_Given material:_
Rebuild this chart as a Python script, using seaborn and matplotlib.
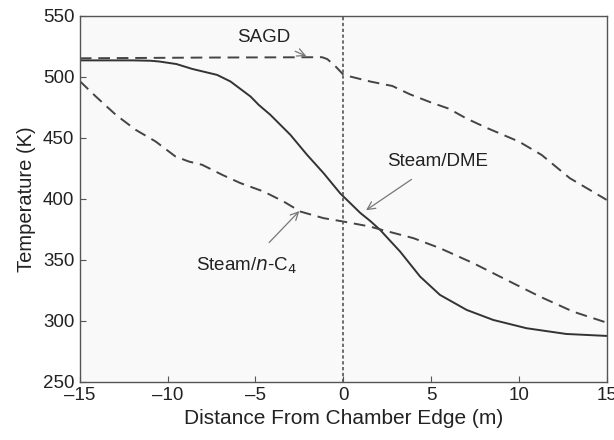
import matplotlib
matplotlib.use("Agg")
import matplotlib.pyplot as plt
import seaborn as sns

# Steam/DME (solid)
dme_x = [-15, -12, -10.97, -10.49, -9.5, -8.6, -7.18, -6.42, -5.28, -4.81, -4.15, -3.01, -2.06,
         -1.12, -0.17, 0.97, 1.53, 2.1, 3.24, 4.38, 5.51, 7.03, 8.54, 10.44, 12.7, 15]
dme_y = [513.5, 513.5, 513.2, 512.6, 510.5, 506.5, 501.6, 496.2, 483.9, 477, 468.9, 452.5, 436.1,
         421.1, 404.5, 388.5, 382, 374.6, 356.8, 336.3, 321.3, 309, 300.8, 294, 289.3, 287.7]

# SAGD (dashed)
sagd_x = [-15, -8, -1.2, -0.9, -0.4, 0.02, 0.78, 1.53, 2.8, 3.8, 5, 6, 7, 8.2, 10, 11.3, 12.9, 15]
sagd_y = [515.2, 515.8, 516.1, 514.5, 508, 501.6, 498.9, 496.2, 492.5, 485.7, 479, 474, 466, 458, 447, 436, 417, 399.2]

# Steam/n-C4 (dashed)
c4_x = [-15, -14.09, -12.95, -11.82, -10.68, -9.55, -8.79, -8.03, -6.89, -5.85, -4.53, -3.39, -2.44,
        -1.12, 0.02, 1.53, 2.1, 4.0, 5.51, 7.41, 9.3, 11.19, 13.09, 15]
c4_y = [496.5, 483.9, 468.9, 456.6, 447, 434.7, 430.6, 427.9, 419.7, 412.9, 406, 397.8, 389.6,
        384.2, 381.4, 377.3, 375, 367.8, 359.6, 347.3, 333.6, 320, 307.6, 298.6]

x_ticks = [-15, -10, -5, 0, 5, 10, 15]
y_ticks = [250, 300, 350, 400, 450, 500, 550]

sns.set_theme(style="white")
plt.rcParams['font.family'] = ['Liberation Sans', 'DejaVu Sans']

fig = plt.figure(figsize=(6.14, 4.4), dpi=100)
fig.patch.set_facecolor('white')
ax = fig.add_axes([0.130, 0.132, 0.858, 0.832])
ax.set_facecolor('#f9f9f9')

sns.lineplot(x=dme_x, y=dme_y, ax=ax, color='#333333', lw=1.4, sort=False)
sns.lineplot(x=sagd_x, y=sagd_y, ax=ax, color='#444444', lw=1.4, sort=False, linestyle=(0, (6, 3.5)))
sns.lineplot(x=c4_x, y=c4_y, ax=ax, color='#444444', lw=1.4, sort=False, linestyle=(0, (6, 3.5)))
ax.axvline(0, color='#555555', lw=1.2, linestyle=(0, (2, 1.5)))

ax.set_xlim(-15, 15)
ax.set_ylim(250, 550)
ax.set_xticks(x_ticks)
ax.set_xticklabels([('\u2013' + str(-t)) if t < 0 else str(t) for t in x_ticks])
ax.set_yticks(y_ticks)
ax.tick_params(axis='both', direction='in', length=4, width=0.8, colors='#555555', labelcolor='#222222', labelsize=13.5, pad=4)
ax.tick_params(top=False, right=False, bottom=True, left=True)
for s in ax.spines.values():
    s.set_color('#555555')
    s.set_linewidth(1.0)

ax.set_xlabel('Distance From Chamber Edge (m)', fontsize=15, color='#222222', labelpad=3)
ax.set_ylabel('Temperature (K)', fontsize=14.5, color='#222222', labelpad=5)

arrow = dict(arrowstyle='->', color='#777777', lw=0.9, mutation_scale=14)
ax.annotate('SAGD', xy=(-2.1, 517), xytext=(-4.5, 532), ha='center', va='center',
            fontsize=13.5, color='#222222', arrowprops=dict(arrow, shrinkA=3, shrinkB=0))
ax.annotate('Steam/DME', xy=(1.3, 390.7), xytext=(5.4, 430.7), ha='center', va='center',
            fontsize=13.5, color='#222222', arrowprops=dict(arrow, shrinkA=8, shrinkB=0))
ax.annotate('Steam/$n$-C$_4$', xy=(-2.5, 390), xytext=(-5.5, 345), ha='center', va='center',
            fontsize=13.5, color='#222222', arrowprops=dict(arrow, shrinkA=10, shrinkB=0))

fig.savefig('out.png', dpi=100)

_What you should do:_ All of the data needs repeating exactly, but the pictures do not.

_The reply:_
Rebuild this chart as a Python script, using seaborn and matplotlib.
import matplotlib
matplotlib.use("Agg")
import matplotlib.pyplot as plt
import seaborn as sns

# Steam/DME (solid)
dme_x = [-15, -12, -10.97, -10.49, -9.5, -8.6, -7.18, -6.42, -5.28, -4.81, -4.15, -3.01, -2.06,
         -1.12, -0.17, 0.97, 1.53, 2.1, 3.24, 4.38, 5.51, 7.03, 8.54, 10.44, 12.7, 15]
dme_y = [513.5, 513.5, 513.2, 512.6, 510.5, 506.5, 501.6, 496.2, 483.9, 477, 468.9, 452.5, 436.1,
         421.1, 404.5, 388.5, 382, 374.6, 356.8, 336.3, 321.3, 309, 300.8, 294, 289.3, 287.7]

# SAGD (dashed)
sagd_x = [-15, -8, -1.2, -0.9, -0.4, 0.02, 0.78, 1.53, 2.8, 3.8, 5, 6, 7, 8.2, 10, 11.3, 12.9, 15]
sagd_y = [515.2, 515.8, 516.1, 514.5, 508, 501.6, 498.9, 496.2, 492.5, 485.7, 479, 474, 466, 458, 447, 436, 417, 399.2]

# Steam/n-C4 (dashed)
c4_x = [-15, -14.09, -12.95, -11.82, -10.68, -9.55, -8.79, -8.03, -6.89, -5.85, -4.53, -3.39, -2.44,
        -1.12, 0.02, 1.53, 2.1, 4.0, 5.51, 7.41, 9.3, 11.19, 13.09, 15]
c4_y = [496.5, 483.9, 468.9, 456.6, 447, 434.7, 430.6, 427.9, 419.7, 412.9, 406, 397.8, 389.6,
        384.2, 381.4, 377.3, 375, 367.8, 359.6, 347.3, 333.6, 320, 307.6, 298.6]

x_ticks = [-15, -10, -5, 0, 5, 10, 15]
y_ticks = [250, 300, 350, 400, 450, 500, 550]

sns.set_theme(style="white")
plt.rcParams['font.family'] = ['Liberation Sans', 'DejaVu Sans']

fig = plt.figure(figsize=(6.14, 4.4), dpi=100)
fig.patch.set_facecolor('white')
ax = fig.add_axes([0.130, 0.132, 0.858, 0.832])
ax.set_facecolor('#f9f9f9')

sns.lineplot(x=dme_x, y=dme_y, ax=ax, color='#333333', lw=1.4, sort=False)
sns.lineplot(x=sagd_x, y=sagd_y, ax=ax, color='#444444', lw=1.4, sort=False, linestyle=(0, (6, 3.5)))
sns.lineplot(x=c4_x, y=c4_y, ax=ax, color='#444444', lw=1.4, sort=False, linestyle=(0, (6, 3.5)))
ax.axvline(0, color='#555555', lw=1.2, linestyle=(0, (2, 1.5)))

ax.set_xlim(-15, 15)
ax.set_ylim(250, 550)
ax.set_xticks(x_ticks)
ax.set_xticklabels([('\u2013' + str(-t)) if t < 0 else str(t) for t in x_ticks])
ax.set_yticks(y_ticks)
ax.tick_params(axis='both', direction='in', length=4, width=0.8, colors='#555555', labelcolor='#222222', labelsize=13.5, pad=4)
ax.tick_params(top=False, right=False, bottom=True, left=True)
for s in ax.spines.values():
    s.set_color('#555555')
    s.set_linewidth(1.0)

ax.set_xlabel('Distance From Chamber Edge (m)', fontsize=15, color='#222222', labelpad=3)
ax.set_ylabel('Temperature (K)', fontsize=14.5, color='#222222', labelpad=5)

arrow = dict(arrowstyle='->', color='#777777', lw=0.9, mutation_scale=14)
ax.annotate('SAGD', xy=(-2.1, 517), xytext=(-4.5, 532), ha='center', va='center',
            fontsize=13.5, color='#222222', arrowprops=dict(arrow, shrinkA=3, shrinkB=0))
ax.annotate('Steam/DME', xy=(1.3, 390.7), xytext=(5.4, 430.7), ha='center', va='center',
            fontsize=13.5, color='#222222', arrowprops=dict(arrow, shrinkA=8, shrinkB=0))
ax.annotate('Steam/$n$-C$_4$', xy=(-2.5, 390), xytext=(-5.5, 345), ha='center', va='center',
            fontsize=13.5, color='#222222', arrowprops=dict(arrow, shrinkA=10, shrinkB=0))

fig.savefig('out.png', dpi=100)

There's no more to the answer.